L’ALLIANCE DES FEMMES POUR LA DÉMOCRATIE

Gravidanza. Féminologie II, des femmes-Antoinette Fouque, 2007 (Poche, 2021)

Présentation de l’Alliance des Femmes pour la Démocratie, à l’occasion du 8 mars 1989, Journée internationale des femmes.

Nous avons créé « l’Alliance des Femmes pour la Démocratie » au début de l’année 1989, l’année du Bicentenaire de la Révolution française et de la Déclaration des Droits de l’Homme, pour donner à notre Mouvement un second et décisif élan.

Nous avons derrière nous vingt-et-un ans de luttes de libération, nous avons devant nous dix ans de travail de démocratisation, pour transformer en buts définitifs les essais que nous avons marqués, pour imposer notre pensée et notre action, et aborder en adultes de l’histoire, le XXIe siècle et le troisième millénaire.
Notre démocratie n’est pas une vraie démocratie, car les femmes en sont en grande partie exclues et sont loin d’avoir accédé au plein exercice d’une citoyenneté fondée sur leur identité spécifique.
Travailler à la démocratisation, c’est travailler à ce que l’histoire veuille bien considérer qu’il y a deux sexes, et que cette hétérosexualité, cette hétérogénéité est la condition de la richesse, de la fertilité de l’humanité ; c’est travailler à ce que l’État de droit reconnaisse la dissymétrie entre une femme et un homme quant à la procréation, et les affirmations qui en découlent, plutôt que de programmer une égalité idéale toujours en fuite. Car la différence sans l’égalité ne produira que de la régression psychique et de la réaction politique ; et l’égalité sans la différence, une assimilation stérilisante, une amputation psycho-sexuelle.

Plus que jamais, nous aurons donc, nous les femmes, à faire des gestes complexes, à mettre en travail la notion d’égalité, à nous construire des identités propres mais hétérogènes, à nous adapter sans nous renier, à nous intégrer en réintégrant aussi notre identité première, sexuée, originelle, à nous créer une identité mixte.
Pour en finir avec une « libido dérivée », un « droit dérivé », une « identité dérivée », nous devons travailler désormais à ce que le législateur de la Langue, du Symbolique et du Droit, tienne compte de nos exigences vitales. Il faut :

  1. inscrire dans la Constitution, que « tout être humain, sans distinction de sexe, de race, de religion ni de croyance, possède des droits inaliénables et sacrés » ;
  2. élaborer une Loi-Cadre, à partir d’une « Déclaration Universelle des Droits des Femmes ».
  3. dégager du temps privé pour assurer une présence et une responsabilisation politiques ;
  4. faire reconnaître la production spécifique des femmes. Nous assumons pratiquement 100% de la procréation humaine, mais cette production reste exclue de toute inscription sociale, économique, professionnelle, culturelle, et politique. Ce travail est le dernier des esclavages. Non seulement le plus formidable apport de richesse de l’humain à l’humanité n’est ni reconnu, ni rétribué, mais il nous pénalise dans notre activité professionnelle et notre activité de création, alors même que la procréation est reconnue par les créateurs comme leur modèle ;
  5. continuer de nous former, de nous informer, de transmettre et de nous transformer ; créer de nouveaux champs de connaissances, de nouvelles sciences, à l’articulation des sciences pures et des sciences humaines, créer un champ épistémologique, les « Sciences des Femmes », allant de la gynéconomie à l’élaboration d’un « Corps de Droit » spécifique.

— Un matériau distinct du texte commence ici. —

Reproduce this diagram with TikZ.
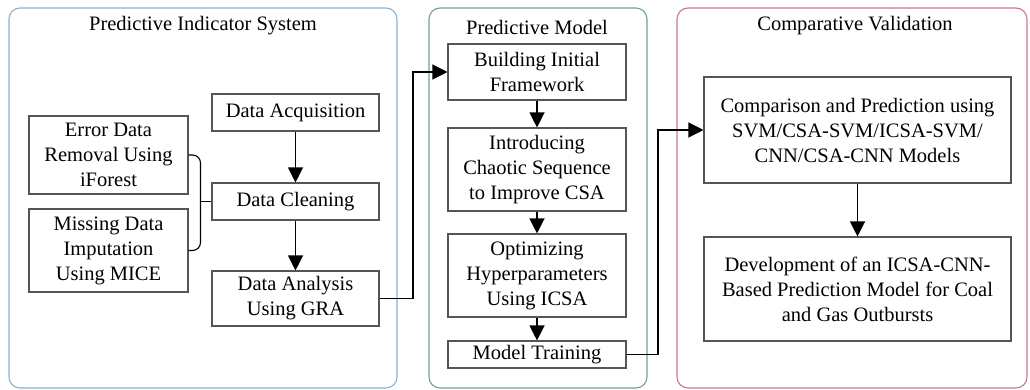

Il y a deux sexes. C’est une réalité dont l’histoire des droits devra désormais faire son quatrième principe, au-delà de la liberté, de l’égalité, de la fraternité, si elle veut être digne de ses idéaux.
Partout dans le monde entier, la situation des femmes s’est aggravée ; les régressions sont inquiétantes, allant jusqu’à l’abolition des lois édictées en leur faveur. Mais partout dans le monde, les femmes sont conscientes, vigilantes et combatives.
Le Mouvement des Femmes a été et reste l’un des mouvements de civilisation les plus puissamment fédérateurs. Il continue à se déployer dans le monde entier. C’est un mouvement transnational mieux qu’international, qui pose dans chaque pays des problèmes spécifiques, mais dont les principes sont universels et généraux. Les choix politiques des femmes s’inscrivent donc à l’échelle planétaire. C’est dans un tel contexte que doit s’assumer une conception moderne des droits des femmes, de leur statut et de leur revendication identitaire. Elle entraînera des solutions à quelques-uns des grands problèmes actuels qui menacent la Démocratie.